The Harold Beauchamp Trust was the first source of funds dedicated to the acquisition of works of art for the national collection to be donated by a private individual. Sir Harold Beauchamp (1858-1939) was director of the Bank of New Zealand for thirty-eight years, and father of Katherine Mansfield. In 1923 he gave funds from the sale of his house in Fitzherbert Terrace (a former home of Katherine Mansfield) to the nation to form a fund for the purchase of pictures for the Dominion Art Gallery. The Harold Beauchamp Trust was established in 1933 to administer the original Deed of Trust of 1923. The terms of the Deed briefed the Board of Trustees to 'procure pictures of the highest artistic quality irrespective of the nationality or place of residence of the painter'.
1936, coinciding with the opening of the National Art Gallery, saw the first painting purchased partly with Harold Beauchamp's fund. This was Portrait of Lord Bledisloe, Governor-General of New Zealand, 1930-35 by John Berrie. Under the terms of a bequest included in Beauchamp's will in 1939, five thousand pounds was added, and by 1945 the fund had accumulated enough capital for the National Art Gallery to purchase a second painting. This was Man in white, 1934, by Glynn Philpott.

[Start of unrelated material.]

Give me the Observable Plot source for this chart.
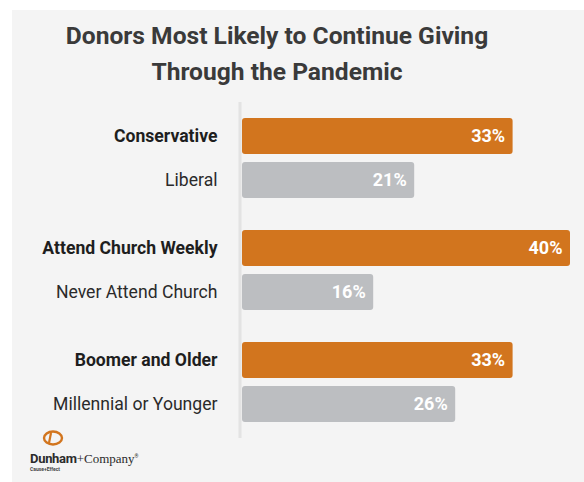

Since then the fund has enabled the purchase of a diverse range of artworks, both national and international. Notable purchases include British and European works such as The blue hat, 1914, by Walter Sickert, Terwick Mill Pool, c.1945, by Ivon Hitchens, Groupe de femmes, 1925, by Sonia Delaunay, Paysage Mirmande, 1925, by Andre Lhote; 18th and 19th century watercolours by artists such as Thomas Girtin, Paul Sandby, Thomas Gainsborough, Joseph Mallord William Turner, and John Constable, and Old Master prints and drawings by artists such as Albrecht Dürer, Marten van Heemskerck, and Agostino Carracci. New Zealand works purchased include Ahipara, 1970, by Colin McCahon, Painting blue, 1976, by Milan Mrkusich, Bulb reflection 1, by Bill Culbert, The grey in Grey Lynn, 1989, by Julian Dashper, and a portfolio of photographs by Anne Noble, The Wanganui -12 panoramas, 1982.
The strength and diversity of works purchased through the Harold Beauchamp Trust fund ensures that numbers of these works are always in demand for display in Te Papa art exhibitions, and for loan to other institutions.